Market analysts took Choi’s latest comment as intended to put pressure on Park to give up his control of the ailing airliner instead of simply resigning from the chairman’s post, which Choi seemed to view as a mere symbolic gesture.
During a press meeting on April 3, Choi said, “Park had once resigned and returned to the top post in the past. If he does it again, it will be difficult to gain trust from the market. There is a view that the fundamental reason for Asiana’s trouble is its governance problem.” Previously, Choi called for credible measures to normalize Asiana Airlines, but it was the first time for him to directly refer to the company’s governance problem.

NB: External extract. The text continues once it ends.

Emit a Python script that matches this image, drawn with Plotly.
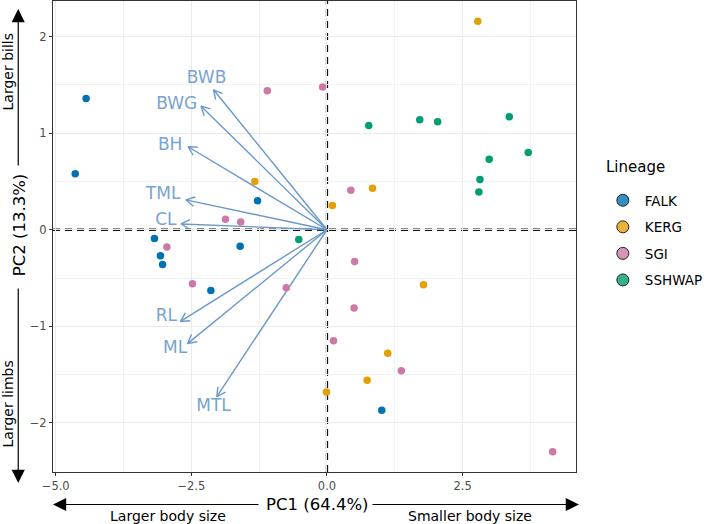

Choi’s comment came just two days after Asiana Airlines announced plans to sell off assets, close down non-profitable routes and downsize operations to tide over the liquidity crisis. Choi seems to believe that these measures are not enough to win back investor confidence and that Park needs to make a bold decision to settle the current situation.
To prevent Park’s comeback, it is necessary to force him to sell of his stake in Kumho Bus Lines Co., which is on the top of the group’s corporate governance structure. Park owns a 31.1 percent stake in Kumho Bus Lines, while his son Park Se-chang, president of Asiana IDT, holds a 21 percent stake. Park maintains his control of Kumho Asiana Group, which includes Kumho Industrial and Asiana Airlines, based on his stake in Kumho Bus Lines.

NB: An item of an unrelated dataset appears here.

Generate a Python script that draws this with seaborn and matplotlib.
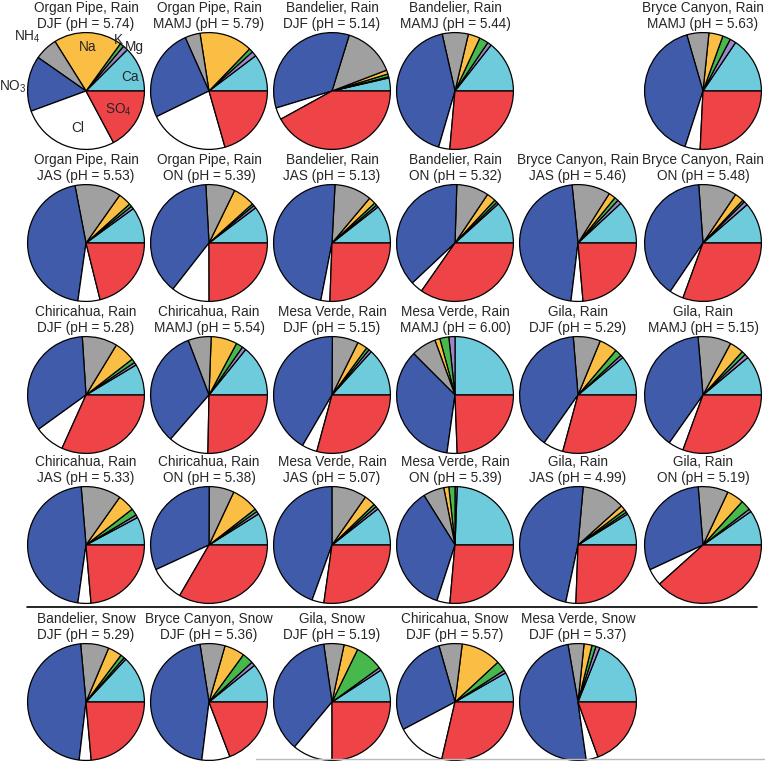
import matplotlib.pyplot as plt
import seaborn as sns
from matplotlib.lines import Line2D

sns.set_theme(style="white")
plt.rcParams['font.family'] = ['Liberation Sans', 'DejaVu Sans']
plt.rcParams['mathtext.fontset'] = 'custom'
plt.rcParams['mathtext.rm'] = 'Liberation Sans'

# --- data: ion share of each sample (percent of equivalents) ---
sites = ["Organ Pipe", "Organ Pipe", "Bandelier", "Bandelier", "Bryce Canyon",
         "Organ Pipe", "Organ Pipe", "Bandelier", "Bandelier", "Bryce Canyon", "Bryce Canyon",
         "Chiricahua", "Chiricahua", "Mesa Verde", "Mesa Verde", "Gila", "Gila",
         "Chiricahua", "Chiricahua", "Mesa Verde", "Mesa Verde", "Gila", "Gila",
         "Bandelier", "Bryce Canyon", "Gila", "Chiricahua", "Mesa Verde"]
precip = ["Rain"] * 23 + ["Snow"] * 5
seasons = ["DJF", "MAMJ", "DJF", "MAMJ", "MAMJ",
           "JAS", "ON", "JAS", "ON", "JAS", "ON",
           "DJF", "MAMJ", "DJF", "MAMJ", "DJF", "MAMJ",
           "JAS", "ON", "JAS", "ON", "JAS", "ON",
           "DJF", "DJF", "DJF", "DJF", "DJF"]
ph = [5.74, 5.79, 5.14, 5.44, 5.63,
      5.53, 5.39, 5.13, 5.32, 5.46, 5.48,
      5.28, 5.54, 5.15, 6.00, 5.29, 5.15,
      5.33, 5.38, 5.07, 5.39, 4.99, 5.19,
      5.29, 5.36, 5.19, 5.57, 5.37]

ca = [12.5, 10.3, 3.6, 14.4, 15.6, 10.0, 10.3, 10.6, 11.7, 11.9, 11.4,
      8.6, 14.2, 13.3, 25.0, 11.1, 11.1, 7.8, 8.9, 10.6, 24.4, 8.9, 9.7,
      13.1, 10.8, 9.2, 8.3, 18.9]
mg = [1.4, 1.4, 0.3, 1.1, 1.7, 0.8, 0.8, 0.6, 0.6, 1.1, 1.1,
      0.8, 1.1, 0.8, 1.7, 0.8, 1.1, 0.8, 0.8, 0.8, 0.6, 0.6, 0.8,
      0.6, 1.1, 0.8, 0.8, 1.1]
k = [1.1, 1.1, 0.8, 2.5, 2.2, 0.8, 0.6, 0.8, 0.8, 1.1, 0.6,
     1.1, 1.9, 0.8, 2.5, 1.9, 1.1, 1.9, 0.8, 0.8, 1.7, 0.8, 2.8,
     1.1, 3.1, 7.8, 2.8, 1.1]
na = [18.9, 14.7, 1.1, 3.3, 3.9, 3.6, 6.1, 1.9, 2.5, 1.9, 2.5,
      5.8, 7.2, 2.8, 1.4, 5.0, 3.9, 4.7, 7.5, 3.1, 1.4, 1.4, 4.7,
      3.9, 5.6, 3.9, 11.1, 2.2]
nh4 = [6.4, 4.2, 14.4, 7.2, 6.1, 12.8, 8.1, 10.3, 8.9, 10.6, 10.6,
       9.7, 6.4, 7.2, 6.9, 7.5, 9.2, 11.1, 6.9, 9.7, 5.8, 11.9, 8.3,
       7.8, 6.9, 5.6, 6.4, 4.4]
no3 = [15.3, 25.6, 34.4, 41.9, 40.6, 44.7, 38.6, 47.8, 37.5, 46.4, 39.4,
       33.9, 32.8, 41.7, 35.3, 38.9, 38.9, 46.4, 31.9, 44.4, 36.1, 48.1, 30.6,
       46.7, 45.6, 36.7, 28.3, 49.4]
cl = [27.2, 22.2, 3.3, 3.1, 4.2, 6.1, 10.6, 2.5, 3.3, 3.3, 3.9,
      8.3, 11.1, 4.2, 2.8, 5.6, 4.2, 3.6, 9.7, 3.3, 3.6, 2.8, 4.7,
      3.3, 7.8, 11.1, 13.6, 3.3]
so4 = [17.2, 20.6, 41.9, 26.4, 25.8, 21.1, 25.0, 25.6, 34.7, 23.6, 30.6,
       31.7, 25.3, 29.2, 24.4, 29.2, 30.6, 23.6, 33.3, 27.2, 26.4, 25.6, 38.3,
       23.6, 19.2, 25.0, 28.6, 19.4]

ion_colors = sns.color_palette(["#6DCBDC", "#9A86C8", "#47B84B", "#FBBE45",
                                "#A0A0A0", "#3F5BAA", "#FFFFFF", "#EE4347"])

# --- layout (pixels) ---
W, H = 765, 762
R = 59
col_x = [86, 209, 332, 455, 578, 703]
row_y = [91, 243, 395, 545, 702]
slots = [(0, 0), (0, 1), (0, 2), (0, 3), (0, 5)] + \
        [(r, c) for r in (1, 2, 3) for c in range(6)] + \
        [(4, c) for c in range(5)]

fig = plt.figure(figsize=(W / 100, H / 100), dpi=100)
fs = 9.8

for i, (r, c) in enumerate(slots):
    cx, cy = col_x[c], row_y[r]
    ax = fig.add_axes([(cx - R) / W, 1 - (cy + R) / H, 2 * R / W, 2 * R / H])
    vals = [ca[i], mg[i], k[i], na[i], nh4[i], no3[i], cl[i], so4[i]]
    ax.pie(vals, colors=ion_colors, startangle=0, counterclock=True, radius=1,
           wedgeprops=dict(edgecolor='black', linewidth=0.9))
    ax.set_xlim(-1.01, 1.01)
    ax.set_ylim(-1.01, 1.01)
    ax.text(0, 1.42, f"{sites[i]}, {precip[i]}", ha='center', va='center', fontsize=fs)
    ax.text(0, 1.14, f"{seasons[i]} (pH = {ph[i]:.2f})", ha='center', va='center', fontsize=fs)

    if i == 0:
        labels = [("NH$_\\mathregular{4}$", -1.0, 0.92), ("Na", 0.03, 0.76), ("K", 0.55, 0.87),
                  ("Mg", 0.82, 0.76), ("Ca", 0.76, 0.24), ("NO$_\\mathregular{3}$", -1.25, 0.08),
                  ("SO$_\\mathregular{4}$", 0.56, -0.32), ("Cl", -0.15, -0.64)]
        for txt, lx, ly in labels:
            ax.text(lx, ly, txt, ha='center', va='center', fontsize=fs)

# separator between rain and snow rows, plus the faint edge line at the bottom
fig.add_artist(Line2D([27 / W, 757 / W], [1 - 607 / H, 1 - 607 / H], color='black', lw=1.2))
fig.add_artist(Line2D([256 / W, 1.0], [1 - 759 / H, 1 - 759 / H], color='#BBBBBB', lw=1.0))

fig.savefig("out.png", dpi=100)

The problem is that 40 percent out of the 52.1 percent stake owned by Park and his son has been offered to KDB, the main creditor, as collateral for loans. Park sold off his 8.14 percent stake in Kumho Tire Co., which was held by the KDB as collateral, to raise funds in the process of acquiring Kumho Industrial in 2015. Instead, he offered the 40 percent stake in Kumho Holdings, current Kumho Bus Lines, held by him and his son as collateral to KDB. China's Doublestar Group took over Kumho Tire in 2017 but the KDB still holds the security right of the stake of Park and his son. An official from KDB said, “With the stake sale, the owner of the company has just been changed from the creditors to Doublestar. We still have the security right of 250 billion won (US$220.34 million) worth of moeny borrowed by Park when he managed Kumho Tire.

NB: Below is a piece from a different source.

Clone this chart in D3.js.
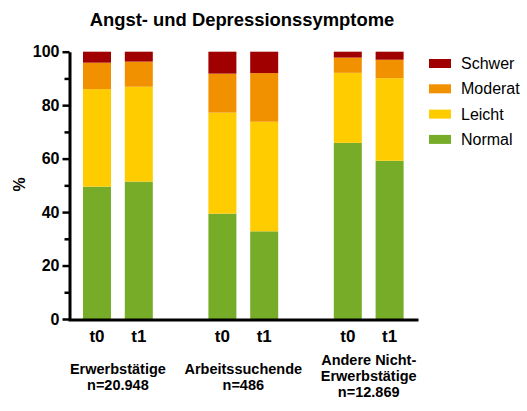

There is speculation in the market that Park will use his personal wealth and put up his stake in Kumho Bus Lines as collateral, but it is impossible to provide additional collateral in reality. Park controls the group through Kumho Bus Lines in name only. The creditors actually have the right to sell off the stake offered as collateral. Some analysts say that the creditors are pressuring Park to leave the disposal of his collateralized stake to their discretion so that they can push for normalization of Asiana Airlines in their own way.
A senior official from the financial industry said, “Air Busan and Air Seoul are the most lucrative assets. However, selling off these companies will not help because Asiana Airlines will lose its cash cow. So, what financial authorities and the creditors really want may be to force Park to give up his stake in Kumho Bus Lines currently tied up as collateral.”